Viele Experten warnten schon im Sommer vor der vierten Corona-Welle und ihren möglichen Ausmaßen, hören wollte das allerdings kaum einer. Die Virologin Ulrike Protzer von der TU München erklärte das im Interview mit dem ARD-Morgenmagazin mit einer gewissen Abstumpfung in der Bevölkerung und mit einem Versagen der Politik: "Es waren einfach alle sehr beschäftigt mit Wahlkampf, dann mit Koalitionsverhandlungen und man muss ja auch ganz ehrlich sagen, auch die Menschen wollten von dem Virus natürlich nichts mehr hören. Das war einfach im Sommer nicht populär. Und obwohl viele vorhergesagt haben, dass wir wieder in ein Problem laufen werden, wollte es einfach keiner so richtig wahrhaben."

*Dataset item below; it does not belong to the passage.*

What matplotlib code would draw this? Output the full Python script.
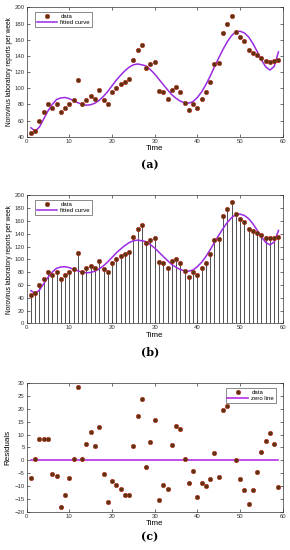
import matplotlib
matplotlib.use("Agg")
import matplotlib.pyplot as plt
import numpy as np

plt.rcParams["font.family"] = ["Liberation Sans", "DejaVu Sans"]

# weekly data
weeks = np.arange(1, 60)
reports = [45, 47, 60, 70, 80, 75, 80, 70, 75, 80, 85, 110, 80, 86, 90, 87, 98, 85, 80, 95,
           100, 105, 108, 112, 135, 147, 153, 125, 130, 133, 96, 95, 87, 98, 101, 95, 82, 73, 80, 75,
           87, 95, 108, 130, 131, 168, 179, 190, 170, 163, 158, 147, 144, 141, 138, 134, 133, 134, 135]
fitted = [51, 47, 52, 62, 72, 80, 86, 88, 88.5, 87, 84.5, 82, 80, 79, 79.5, 81.5, 85, 90, 96, 103,
          110, 116, 121.5, 126, 129, 130, 129, 127.5, 123, 117.5, 111, 104.5, 98, 92, 87.5, 84, 82, 81.5, 83.5, 88.5,
          95.5, 104.5, 115, 126.5, 137.5, 148, 157.5, 165, 170, 170.5, 168.5, 163.5, 155.5, 145.5, 135, 126.5, 122.5, 127, 145]
residuals = [-6.8, 0.6, 8.1, 8.2, 8.1, -5.5, -6.0, -18.3, -13.6, -6.9, 0.6, 28.4, 0.4, 6.4, 11.0, 5.6, 12.9, -5.3, -16.2, -8.0,
             -9.6, -11.2, -13.6, -13.7, 5.4, 17.3, 24.0, -2.7, 7.3, 15.6, -15.3, -9.7, -11.0, 6.1, 13.2, 12.0, 0.5, -8.7, -4.2, -14.1,
             -9.0, -9.9, -7.2, 2.7, -6.5, 19.6, 21.3, 25.0, 0.2, -7.4, -11.4, -16.9, -11.5, -4.5, 3.1, 7.6, 10.5, 6.5, -10.5]

MFACE = "#5a3510"; MEDGE = "#c0281e"; CURVE = "#9a2be2"; ZERO = "#b01ee0"
FS_TICK = 4.3; FS_LAB = 5.8

fig = plt.figure(figsize=(2.9, 5.5), dpi=100)
fig.patch.set_facecolor("white")
ax_a = fig.add_axes([0.092, 0.7515, 0.883, 0.235])
ax_b = fig.add_axes([0.092, 0.412, 0.883, 0.233])
ax_c = fig.add_axes([0.092, 0.0697, 0.883, 0.2335])


def style(ax, ylim, yticks):
    ax.set_xlim(0, 60)
    ax.set_ylim(*ylim)
    ax.set_xticks(range(0, 61, 10))
    ax.set_yticks(yticks)
    ax.tick_params(direction="in", top=True, right=True, length=2, width=0.4,
                   labelsize=FS_TICK, labelcolor="#333333", pad=1.5)
    for s in ax.spines.values():
        s.set_linewidth(0.5)
        s.set_color("#333333")
    ax.set_xlabel("Time", fontsize=FS_LAB, labelpad=1)


def dots(ax, y, label):
    ax.plot(weeks, y, "o", ms=3.2, mfc=MFACE, mec=MEDGE, mew=0.4, ls="none", label=label, zorder=4)


def legend(ax, loc, anchor, labels_line):
    lg = ax.legend(loc=loc, fontsize=4.3, frameon=True, fancybox=False, edgecolor="#333333",
                   framealpha=1, handlelength=3.4, borderpad=0.3, labelspacing=0.1,
                   handletextpad=0.6, bbox_to_anchor=anchor)
    lg.get_frame().set_linewidth(0.4)


# (a)
dots(ax_a, reports, "data")
ax_a.plot(weeks, fitted, color=CURVE, lw=1.1, label="fitted curve", zorder=3)
style(ax_a, (40, 200), range(40, 201, 20))
ax_a.set_ylabel("Norovirus laboratory reports per week", fontsize=4.7, labelpad=1)
legend(ax_a, "upper left", (0.02, 0.985), True)

# (b)
ax_b.vlines(weeks, 0, reports, color="#333333", lw=0.6, zorder=2)
dots(ax_b, reports, "data")
ax_b.plot(weeks, fitted, color=CURVE, lw=1.1, label="fitted curve", zorder=3)
style(ax_b, (0, 200), range(0, 201, 20))
ax_b.set_ylabel("Norovirus laboratory reports per week", fontsize=4.7, labelpad=1)
legend(ax_b, "upper left", (0.02, 0.985), True)

# (c)
dots(ax_c, residuals, "data")
ax_c.plot([1, 59], [0, 0], color=ZERO, lw=1.1, label="zero line", zorder=3)
style(ax_c, (-20, 30), range(-20, 31, 5))
ax_c.set_ylabel("Residuals", fontsize=FS_LAB, labelpad=2)
legend(ax_c, "upper right", (0.985, 0.985), True)

for lab, y in [("(a)", 165), ("(b)", 352), ("(c)", 537)]:
    fig.text(150 / 290, 1 - y / 550, lab, ha="center", va="center", fontsize=8,
             fontweight="bold", family="DejaVu Serif")

fig.savefig("out.png", dpi=100, facecolor="white")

Virologin Protzer empfiehlt freiwillige Kontakteinschränkung
Nach Ansicht Protzers reichen die derzeitigen Maßnahmen, die am vergangenen Donnerstag vom Corona-Gipfel von Bund und Ländern beschlossenen Maßnahmen nicht aus, um den Anstieg der Corona-Zahlen zu brechen. Damit in diesem Jahr noch ein schönes Weihnachtsfest gefeiert werden könne, müsse nun jeder seine Kontakte einschränken. "Wenn wir uns alle gemeinsam anstrengen - und das heißt leider auch unsere Kontakte reduzieren, solange die Zahlen noch so hoch sind -, haben wir noch eine Chance", so Protzer. Es gehe nicht um einen Lockdown, betonte sie, sondern um freiwillige Kontaktreduzierung, etwa den Verzicht auf große Feiern.

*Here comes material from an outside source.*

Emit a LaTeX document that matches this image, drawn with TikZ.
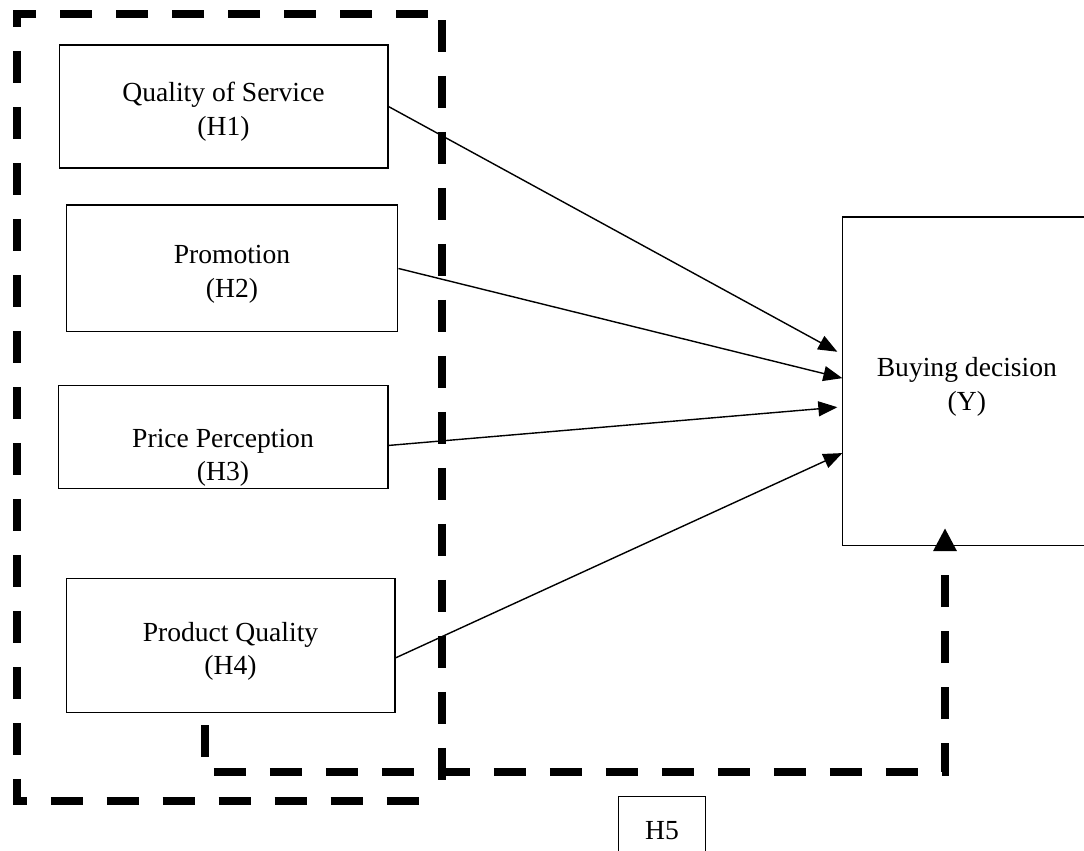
\documentclass[tikz,border=0pt]{standalone}
\usepackage{fontspec}
\setmainfont{Liberation Serif}
\usetikzlibrary{arrows.meta,calc}
\newcommand{\boxstrut}[1][17pt]{\rule{0pt}{#1}}

\begin{document}
\begin{tikzpicture}[x=0.02cm, y=-0.02cm, node distance=32mm, hbox/.style={rectangle, draw, line width=0.6pt, align=center, font=\fontsize{15.7}{19}\selectfont}, link/.style={-{Triangle[length=3.8mm, width=3mm]}, line width=0.8pt}, bigdash/.style={line width=1.5mm, dash pattern=on 6.4mm off 4.8mm}]

  \useasboundingbox (0,0) rectangle (1084,850);

  \node[hbox, minimum width=65.8mm, minimum height=24.6mm] (h1) at (223.5,106.5) {\boxstrut Quality of Service\\(H1)};
  \node[hbox, below of=h1, node distance=32.4mm, xshift=1.7mm, minimum width=66.4mm, minimum height=25.4mm] (h2) {\boxstrut Promotion\\(H2)};
  \node[hbox, below of=h2, node distance=33.8mm, xshift=-1.8mm, minimum width=66mm, minimum height=20.6mm, inner ysep=0pt] (h3) {\boxstrut[33.5pt]Price Perception\\(H3)};
  \node[hbox, below of=h3, node distance=41.7mm, xshift=1.5mm, minimum width=65.8mm, minimum height=26.8mm] (h4) {\boxstrut Product Quality\\(H4)};
  \node[hbox, right of=h3, node distance=148.8mm, yshift=11.2mm, minimum width=49.6mm, minimum height=65.8mm] (buy) {\boxstrut Buying decision\\(Y)};
  \node[hbox, minimum width=17.4mm, minimum height=12mm] (h5) at (662,826) {\boxstrut[15pt]H5};

  \coordinate (h5start) at (205,725);
  \coordinate (h5turn) at (945,772);
  \coordinate (h5tip) at (945,528);

  % dashed frame round H1--H4
  \draw[bigdash] (428,14) -- (17,14) -- (17,801) -- (440,801);
  \draw[bigdash] (442,20) -- (442,780);

  \draw[link] (h1.east) -- ($(buy.north west)!0.41!(buy.south west)+(-5,0)$);
  \draw[link] (h2.east) -- ($(buy.north west)!0.49!(buy.south west)$);
  \draw[link] ($(h3.east)+(0,8)$) -- ($(buy.north west)!0.578!(buy.south west)+(-5,0)$);
  \draw[link] ($(h4.east)+(0,12)$) -- ($(buy.north west)!0.717!(buy.south west)$);
  \draw[bigdash, -{Triangle[length=4.6mm, width=4.4mm]}] (h5start) |- (h5turn) -- (h5tip);
\end{tikzpicture}
\end{document}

Protzer: Ungeimpfte sind die Hauptbelastung in den Kliniken
"Für Ungeimpfte muss man da sicher noch ein wenig strenger sein", fügte die Wissenschaftlerin hinzu, denn in jener Gruppe werde eine deutlich höhere Inzidenz festgestellt sowie eine deutlich häufigere Hospitalisierung. "Die Ungeimpften sind diejenigen, die wirklich die Hauptbelastung darstellen", so Protzer. Mit den Impfungen alleine werde man die derzeitige Entwicklung der Corona-Entwicklung der Corona-Zahlen bis Weihnachten nicht stoppen können. "Bis wir den vollen Impferfolg haben, wird es Januar werden."
Virologin zu Spahns Biontech-Rationierung: "ungeschickt"
Die Deckelung des Biontech-Impfstoffes vonseiten des Bundesgesundheitsministeriums kritisierte Protzer als "ungeschickt". Der Moderna-Impfstoff sei ausgesprochen sicher, dennoch sei es ein Fehler gewesen, den bei der Bevölkerung angeseheneren Biontech-Impfstoff nun zu rationieren. "Einfach zu sagen, ich reduziere den, ist sicherlich extrem ungeschickt gewesen", so Protzer. "Und ich kann mir schon vorstellen, dass viele Menschen sagen: Biontech kenne ich jetzt, damit habe ich Erfahrung, den möchte ich weiter haben – und das sollte man den Menschen dann auch zugestehen können."
Der geschäftsführende Bundesgesundheitsminister Jens Spahn (CDU) räumte später am Montag während der Bundespressekonferenz ein, dass die Deckelung der Lieferungen von Biontech-Impfstoff an deutsche Arztpraxen dort für Probleme sorge.